We have seen that Coubertin's "utilitarian pedagogy" does not only deal with critical conscious, but seeks to create a character that will reject critical consciousness in the same way in which an organism rejects an alien body. A proper upbringing does not consist in developing man's self-conscious and his creative powers, but in establishing man's unity with the present world along with the elimination of the (critical) thought that can destroy that unity and the repression and destruction of all in man that can produce such a thought. Upbringing becomes the means for crippling human individuality and molding man according to the model of Coubertin's "positive man". The process of upbringing must be in accordance with the created character, which means that the development of critical thought and a changing attitude to the existing world is eliminated. With it, the vision of the possible is closed within the horizon of the present world. By advising the Nazis how to strengthen their power, Coubertin formulates the view that expresses the gist of his "utilitarian pedagogy" and represents a magic formula for the solution of all social problems:
"You cannot successfully establish control over people by institutions unless you control heads." (125)
Coubertin's pedagogical doctrine represents the breaking of the connection between pedagogy and culture, established by the sophists, which is the corner stone of modern pedagogy: it does not strive to build versatile personalities, but is reduced to training which produces people whose body, character and spirit are crippled.
Hitler's concept of a pedagogical reform and the creation of a "new man" represent the essence of Coubertin's pedagogical concept and the model for his pedagogical practice. Hitler:
"My great educational work I begin with the young people. Look at these boys and girls! What a material! With it I can make a new world. My pedagogy will be merciless. Weakness must firmly be eliminated. In my ordensburgen young people will be raised who will frighten the world. I want a mighty, masterful, daring, merciless youth. Nothing about them must be weak and soft. A free, magnificent beast must always glare from their eyes. I want my youth to be strong and beautiful. I will use all available physical exercises to build it. I want an athletic youth. It is the first and most important thing. In that way I abolish thousands of years of human development. Thus I have a pure, noble natural material before myself. Thus I can create something new."
And he continues:
"I do not want intellectual education. Knowledge spoils the young. I rather let them learn only those things that they, following their playful instinct, accept with their free will. But, to control them - that is something they must learn. They must learn to control their fear of death in the hardest of trials. It is the level of a heroic youth.
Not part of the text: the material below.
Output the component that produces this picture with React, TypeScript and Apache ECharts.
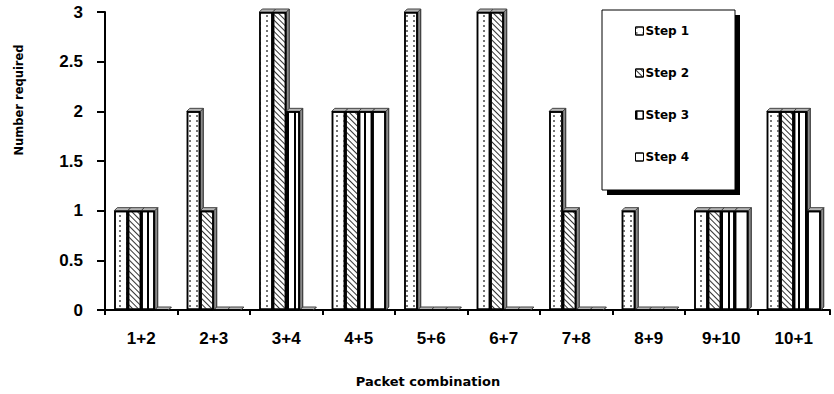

And it produces the level of free people, who are the measure and center of the world, creative people, God-like people. In my ordensburgen wonderful God-man who controls himself will stand as the image of a cult and prepare the youth for the coming stage of masculine maturity." (126)
Hitler speaks similarly in "Mein Kampf ":
"People's state did not found its whole educational work on pumping pure knowledge, but on the formation of a body as fit as the fiddle. Only then can we start to build spiritual abilities". He goes on as follows: "People's state must start from the assumption that one not so much scientifically educated, but physically healthy man with a strong, determined character, full of audacity and strong will, is more valuable for the people's community than one intellectual whimp." (127)
The Nazi pedagogical doctrine is almost equivalent to the original intention of Coubertin's "utilitarian pedagogy". That is why it is no accident that the Nazis showed so much understanding for Coubertin's doctrine. In his letter to Hitler, from 17 March 1937, Coubertin does not hide how delighted he is because of the Nazi's "appreciation" of his pedagogy:
"Excellence, I was deeply moved by the visit of the State Minister H. Esser on behalf of Your Excellence and I hurriedly express my gratitude. Germany thus joins - and in the most splendid way - the celebration of my jubilee marked on January 20 at the University of Lausanne. On that occasion I was invited to crown my fifty-year work, related almost completely to the education reforms and improvements. Germany has shown appreciation of my work on several occasions and I owe her my deepest gratitude. I hope my health will allow me to consider and accept the kindest invitation handed to me on behalf of Your Excellence. I take it as another proof of Your kindness. I humbly ask Your Excellence to accept my respect and deepest loyalty." (128)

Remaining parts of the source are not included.